TASK TO COMPLETE:
From the first line of the listing below, retype each line up to and including the one with "radius=706, y radius=248];"; pictures stay out.

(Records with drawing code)
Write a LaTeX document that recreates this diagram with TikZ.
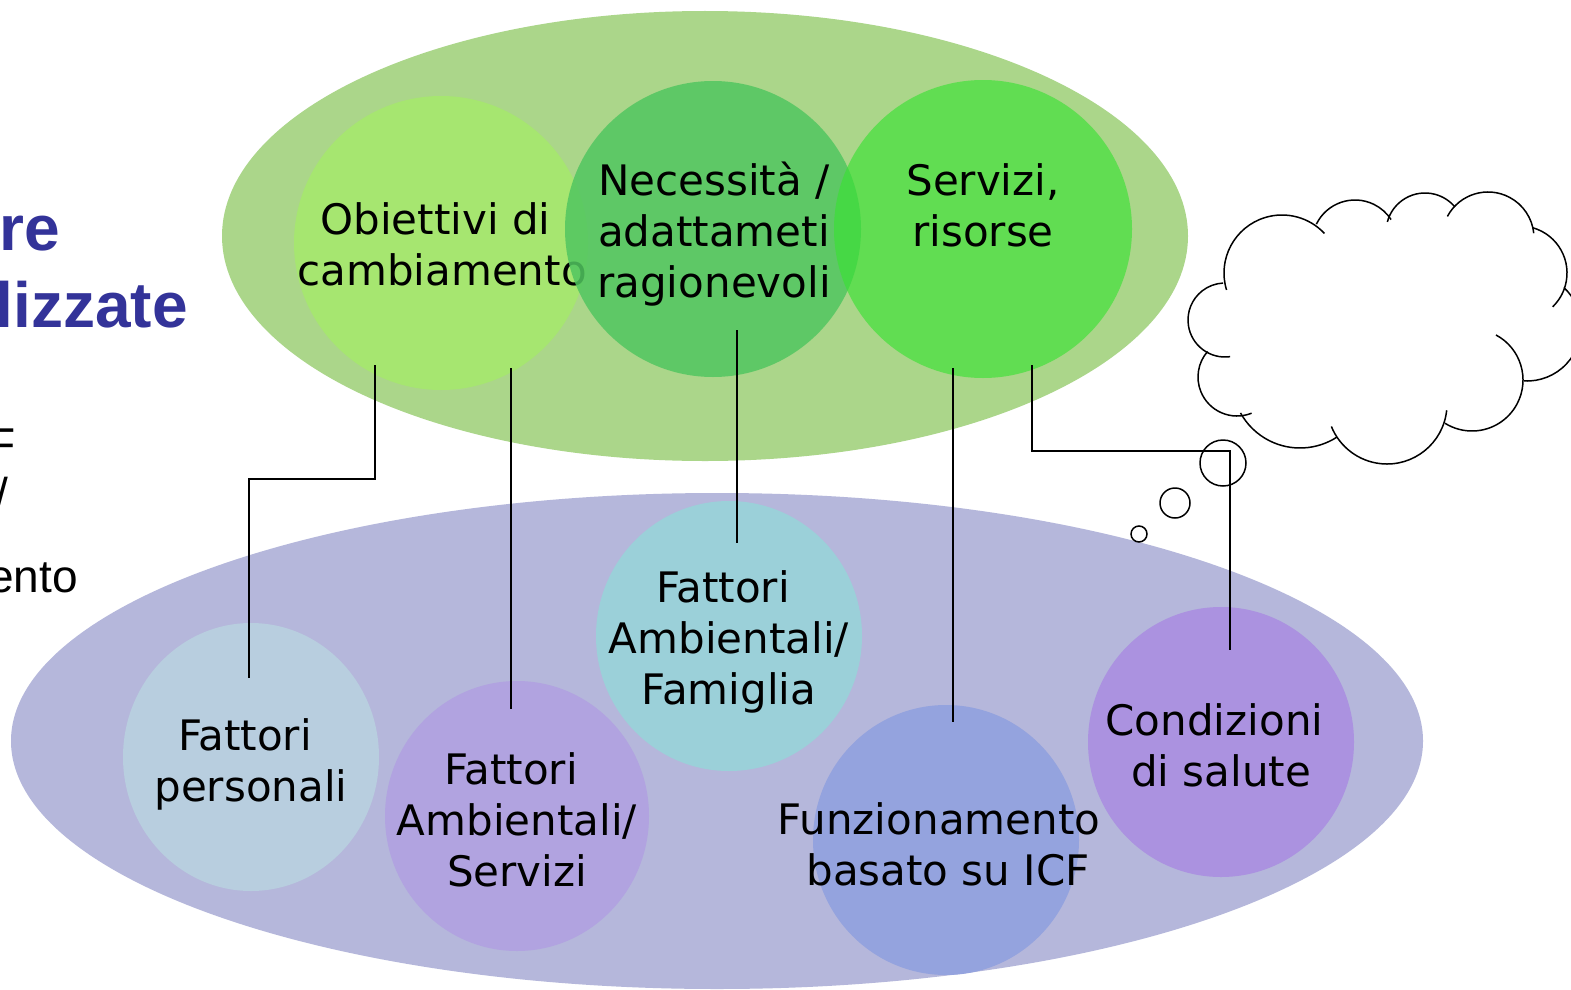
\documentclass[tikz,border=0pt]{standalone}
\usepackage{fontspec}
\setmainfont{DejaVu Sans}
\newfontfamily\arialfont{Liberation Sans}
\definecolor{greenbg}{RGB}{171,214,138}
\definecolor{purplebg}{RGB}{181,183,219}
\definecolor{obcol}{RGB}{166,230,112}
\definecolor{necol}{RGB}{81,198,96}
\definecolor{secol}{RGB}{58,225,52}
\definecolor{perscol}{RGB}{184,206,223}
\definecolor{servcol}{RGB}{177,163,224}
\definecolor{famcol}{RGB}{155,208,217}
\definecolor{funzcol}{RGB}{148,163,222}
\definecolor{condcol}{RGB}{171,146,224}
\definecolor{titleblue}{RGB}{51,51,153}
\begin{document}
\begin{tikzpicture}[x=1pt,y=-1pt,
  lbl/.style={align=center, font=\fontsize{42}{51}\selectfont, inner sep=0pt},
  conn/.style={line width=1.5pt, black},
  cloudline/.style={line width=1.5pt, black},
  side/.style={inner sep=0pt, anchor=base east}]
\useasboundingbox (0,0) rectangle (1571,990);
\clip (0,0) rectangle (1571,990);
\fill[white] (0,0) rectangle (1571,990);

% left slide text (cut off)
\node[side, font=\arialfont\bfseries\fontsize{64}{70}\selectfont, text=titleblue] (t1) at (60,250) {re};
\node[side, font=\arialfont\bfseries\fontsize{64}{70}\selectfont, text=titleblue] (t2) at (188,327) {lizzate};
\node[side, font=\arialfont\fontsize{46}{50}\selectfont] (t3) at (16,460) {F};
\node[side, font=\arialfont\fontsize{46}{50}\selectfont] (t4) at (8,510) {/};
\node[side, font=\arialfont\fontsize{46}{50}\selectfont] (t5) at (78,592) {ento};

% big ellipses
\fill[greenbg] (705,236) ellipse[x radius=483, y radius=225];
\fill[purplebg] (717,741) ellipse[x radius=706, y radius=248];

% top circles
\fill[obcol] (441,243) circle[radius=147];
\node[lbl] (obj) at (442,244) {Obiettivi di\kern13pt\\cambiamento};
\fill[necol, opacity=0.85] (713,229) circle[radius=148];
\fill[secol, opacity=0.65] (983,229) circle[radius=149];
\node[lbl] (nec) at (714,234) {Necessità /\\adattameti\\ragionevoli};
\node[lbl] (ser) at (983,205) {Servizi,\\risorse};

% bottom circles
\fill[perscol] (251,757) ellipse[x radius=128, y radius=134];
\fill[servcol] (517,816) ellipse[x radius=132, y radius=135];
\fill[famcol] (729,636) ellipse[x radius=133, y radius=135];
\fill[funzcol] (946,840) ellipse[x radius=133, y radius=135];
\fill[condcol] (1221,742) ellipse[x radius=133, y radius=135];
\node[lbl] (pers) at (251,764) {Fattori\kern12pt\\personali};
\node[lbl] (serv) at (517,820) {Fattori\kern12pt\\Ambientali/\\Servizi};
\node[lbl] (fam) at (729,642) {Fattori\kern12pt\\Ambientali/\\Famiglia};
\node[lbl] (funz) at (939,844) {Funzionamento\\\kern18pt basato su ICF};
\node[lbl] (cond) at (1221,745) {Condizioni\kern13pt\\di salute};

% cloud
\draw[cloudline] (1282,273) ++(163:58) arc[start angle=163, end angle=317, radius=58];
\draw[cloudline] (1355,243) ++(206:43) arc[start angle=206, end angle=327, radius=43];
\draw[cloudline] (1425,232) ++(195:39) arc[start angle=195, end angle=320, radius=39];
\draw[cloudline] (1488,238) ++(208:46) arc[start angle=208, end angle=354, radius=46];
\draw[cloudline] (1520,273) ++(286:47) arc[start angle=286, end angle=406, radius=47];
\draw[cloudline] (1527,327) ++(313:54) arc[start angle=313, end angle=453, radius=54];
\draw[cloudline] (1472,380) ++(298:51) arc[start angle=298, end angle=482, radius=51];
\draw[cloudline] (1387,404) ++(6:60) arc[start angle=6, end angle=158, radius=60];
\draw[cloudline] (1300,380) ++(57:68) arc[start angle=57, end angle=151, radius=68];
\draw[cloudline] (1237,377) ++(68:39) arc[start angle=68, end angle=221, radius=39];
\draw[cloudline] (1225,320) ++(82:37) arc[start angle=82, end angle=267, radius=37];
\draw[cloudline] (1223,463) circle[radius=23];
\draw[cloudline] (1175,503) circle[radius=15];
\draw[cloudline] (1139,534) circle[radius=8];

% connectors
\coordinate (a1) at (375,365); \coordinate (a2) at (249,678);
\coordinate (b1) at (511,368); \coordinate (b2) at (511,709);
\coordinate (c1) at (737,330); \coordinate (c2) at (737,543);
\coordinate (d1) at (953,368); \coordinate (d2) at (953,722);
\coordinate (e1) at (1032,365); \coordinate (e2) at (1230,650);
\draw[conn] (a1) -- (375,479) -- (249,479) -- (a2);
\draw[conn] (b1) -- (b2);
\draw[conn] (c1) -- (c2);
\draw[conn] (d1) -- (d2);
\draw[conn] (e1) -- (1032,451) -- (1230,451) -- (e2);
\end{tikzpicture}
\end{document}
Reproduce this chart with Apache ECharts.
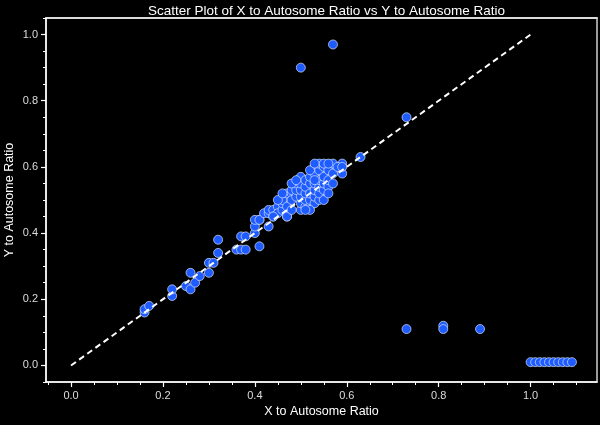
<!DOCTYPE html>
<html>
<head>
<meta charset="utf-8">
<script src="https://cdn.jsdelivr.net/npm/echarts@6/dist/echarts.min.js"></script>
<style>html,body{margin:0;padding:0;background:#000;}#c{width:600px;height:425px;}</style>
</head>
<body>
<div id="c"></div>
<script>
// X to Autosome Ratio values
const xValues = [
  0.57,0.50,0.73,0.63,
  0.73,0.81,0.81,0.89,
  1.00,1.01,1.02,1.03,1.04,1.05,1.06,1.07,1.08,1.09,
  0.16,0.16,0.17,0.22,0.22,0.25,0.26,0.26,0.27,0.28,0.30,0.30,0.31,0.32,0.32,0.36,0.37,0.38,0.37,0.38,0.41,0.40,0.40,0.41,0.43,
  0.40,0.41,0.42,0.43,0.43,0.44,0.44,0.45,0.45,0.46,0.46,0.46,0.47,0.47,0.47,0.48,0.48,0.48,0.49,0.49,0.49,
  0.50,0.50,0.50,0.50,0.50,0.50,0.51,0.51,0.51,0.51,0.51,0.52,0.52,0.52,0.52,0.52,
  0.53,0.53,0.53,0.53,0.53,0.53,0.54,0.54,0.54,0.54,0.54,0.54,0.55,0.55,0.55,0.55,
  0.56,0.56,0.56,0.57,0.57,0.57,0.59,0.59,0.47,0.44,
  0.45,0.46,0.48,0.49,0.52,0.53,0.55,0.56,0.58,0.55,0.56,0.52,0.48,0.51,0.53,0.59
];
// Y to Autosome Ratio values
const yValues = [
  0.97,0.90,0.75,0.63,
  0.11,0.12,0.11,0.11,
  0.01,0.01,0.01,0.01,0.01,0.01,0.01,0.01,0.01,0.01,
  0.16,0.17,0.18,0.21,0.23,0.24,0.23,0.28,0.25,0.27,0.28,0.31,0.31,0.34,0.38,0.35,0.35,0.35,0.39,0.39,0.36,0.40,0.42,0.44,0.42,
  0.44,0.44,0.46,0.46,0.47,0.47,0.45,0.48,0.46,0.47,0.49,0.50,0.45,0.48,0.52,0.52,0.53,0.50,0.51,0.53,0.55,
  0.47,0.49,0.51,0.53,0.55,0.57,0.48,0.50,0.52,0.54,0.56,0.48,0.50,0.52,0.55,0.57,
  0.49,0.51,0.53,0.55,0.58,0.60,0.50,0.52,0.54,0.56,0.59,0.61,0.53,0.55,0.57,0.60,
  0.54,0.56,0.59,0.55,0.58,0.61,0.58,0.61,0.45,0.45,
  0.50,0.52,0.55,0.56,0.59,0.61,0.61,0.61,0.60,0.50,0.52,0.47,0.47,0.47,0.56,0.60
];
// reference diagonal y = x
const refLine = [0, 1];
const xMajorTicks = [0.0, 0.2, 0.4, 0.6, 0.8, 1.0];
const xMinorTicks = [-0.05,0.05,0.1,0.15,0.25,0.3,0.35,0.45,0.5,0.55,0.65,0.7,0.75,0.85,0.9,0.95,1.05,1.1];
const yMajorTicks = [0.0, 0.2, 0.4, 0.6, 0.8, 1.0];
const yMinorTicks = [-0.05,0.05,0.1,0.15,0.25,0.3,0.35,0.45,0.5,0.55,0.65,0.7,0.75,0.85,0.9,0.95,1.05];

const FONT = 'Liberation Sans';
const points = xValues.map((x, i) => [x, yValues[i]]);
const XMIN = -0.0545, XMAX = 1.1445, YMIN = -0.05, YMAX = 1.05;

const chart = echarts.init(document.getElementById('c'), null, {renderer: 'canvas'});
const baseX = {type: 'value', min: XMIN, max: XMAX, splitLine: {show: false}};
const baseY = {type: 'value', min: YMIN, max: YMAX, splitLine: {show: false}};
chart.setOption({
  backgroundColor: '#000',
  animation: false,
  title: {
    text: 'Scatter Plot of X to Autosome Ratio vs Y to Autosome Ratio',
    left: 321.5, top: -1, textAlign: 'center',
    textStyle: {color: '#fff', fontFamily: FONT, fontSize: 13.5, fontWeight: 'normal'}
  },
  grid: {left: 46, right: 3, top: 18, bottom: 43, show: true, borderColor: '#cfcfcf', borderWidth: 1.5,
    backgroundColor: 'transparent', containLabel: false, outerBoundsMode: 'none'},
  xAxis: [
    Object.assign({}, baseX, {
      position: 'bottom',
      name: 'X to Autosome Ratio', nameLocation: 'middle', nameGap: 23, nameMoveOverlap: false,
      nameTextStyle: {color: '#fff', fontFamily: FONT, fontSize: 12.5},
      axisLine: {show: true, onZero: false, lineStyle: {color: '#fff', width: 1.5}},
      axisTick: {show: true, customValues: xMajorTicks, length: 5, lineStyle: {color: '#fff', width: 1.2}},
      axisLabel: {show: true, customValues: xMajorTicks, color: '#ddd', fontFamily: FONT, fontSize: 11, margin: 8,
        formatter: v => Number(v).toFixed(1)}
    }),
    Object.assign({}, baseX, {
      position: 'bottom',
      axisLine: {show: false, onZero: false},
      axisTick: {show: true, customValues: xMinorTicks, length: 3, lineStyle: {color: '#fff', width: 1}},
      axisLabel: {show: false}
    }),
    Object.assign({}, baseX, {
      position: 'top',
      axisLine: {show: true, onZero: false, lineStyle: {color: '#eee', width: 1.5}},
      axisTick: {show: false}, axisLabel: {show: false}
    })
  ],
  yAxis: [
    Object.assign({}, baseY, {
      position: 'left',
      name: 'Y to Autosome Ratio', nameLocation: 'middle', nameGap: 30, nameMoveOverlap: false,
      nameTextStyle: {color: '#fff', fontFamily: FONT, fontSize: 12.5},
      axisLine: {show: true, onZero: false, lineStyle: {color: '#fff', width: 1.5}},
      axisTick: {show: true, customValues: yMajorTicks, length: 5, lineStyle: {color: '#fff', width: 1.2}},
      axisLabel: {show: true, customValues: yMajorTicks, color: '#ddd', fontFamily: FONT, fontSize: 11, margin: 8,
        formatter: v => Number(v).toFixed(1)}
    }),
    Object.assign({}, baseY, {
      position: 'left',
      axisLine: {show: false, onZero: false},
      axisTick: {show: true, customValues: yMinorTicks, length: 3, lineStyle: {color: '#fff', width: 1}},
      axisLabel: {show: false}
    })
  ],
  series: [
    {
      type: 'scatter', xAxisIndex: 0, yAxisIndex: 0,
      data: points, symbolSize: 9,
      itemStyle: {color: '#1f5cff', borderColor: 'rgba(220,230,255,0.85)', borderWidth: 0.8, opacity: 1}
    },
    {
      type: 'line', xAxisIndex: 0, yAxisIndex: 0, z: 5,
      data: refLine.map(v => [v, v]), symbol: 'none',
      lineStyle: {color: '#fff', width: 2, type: [6, 4]}
    }
  ]
});
</script>
</body>
</html>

THE REPLY:
Write a LaTeX document that recreates this diagram with TikZ.
\documentclass[tikz,border=0pt]{standalone}
\usepackage{fontspec}
\setmainfont{DejaVu Sans}
\newfontfamily\arialfont{Liberation Sans}
\definecolor{greenbg}{RGB}{171,214,138}
\definecolor{purplebg}{RGB}{181,183,219}
\definecolor{obcol}{RGB}{166,230,112}
\definecolor{necol}{RGB}{81,198,96}
\definecolor{secol}{RGB}{58,225,52}
\definecolor{perscol}{RGB}{184,206,223}
\definecolor{servcol}{RGB}{177,163,224}
\definecolor{famcol}{RGB}{155,208,217}
\definecolor{funzcol}{RGB}{148,163,222}
\definecolor{condcol}{RGB}{171,146,224}
\definecolor{titleblue}{RGB}{51,51,153}
\begin{document}
\begin{tikzpicture}[x=1pt,y=-1pt,
  lbl/.style={align=center, font=\fontsize{42}{51}\selectfont, inner sep=0pt},
  conn/.style={line width=1.5pt, black},
  cloudline/.style={line width=1.5pt, black},
  side/.style={inner sep=0pt, anchor=base east}]
\useasboundingbox (0,0) rectangle (1571,990);
\clip (0,0) rectangle (1571,990);
\fill[white] (0,0) rectangle (1571,990);

% left slide text (cut off)
\node[side, font=\arialfont\bfseries\fontsize{64}{70}\selectfont, text=titleblue] (t1) at (60,250) {re};
\node[side, font=\arialfont\bfseries\fontsize{64}{70}\selectfont, text=titleblue] (t2) at (188,327) {lizzate};
\node[side, font=\arialfont\fontsize{46}{50}\selectfont] (t3) at (16,460) {F};
\node[side, font=\arialfont\fontsize{46}{50}\selectfont] (t4) at (8,510) {/};
\node[side, font=\arialfont\fontsize{46}{50}\selectfont] (t5) at (78,592) {ento};

% big ellipses
\fill[greenbg] (705,236) ellipse[x radius=483, y radius=225];
\fill[purplebg] (717,741) ellipse[x radius=706, y radius=248];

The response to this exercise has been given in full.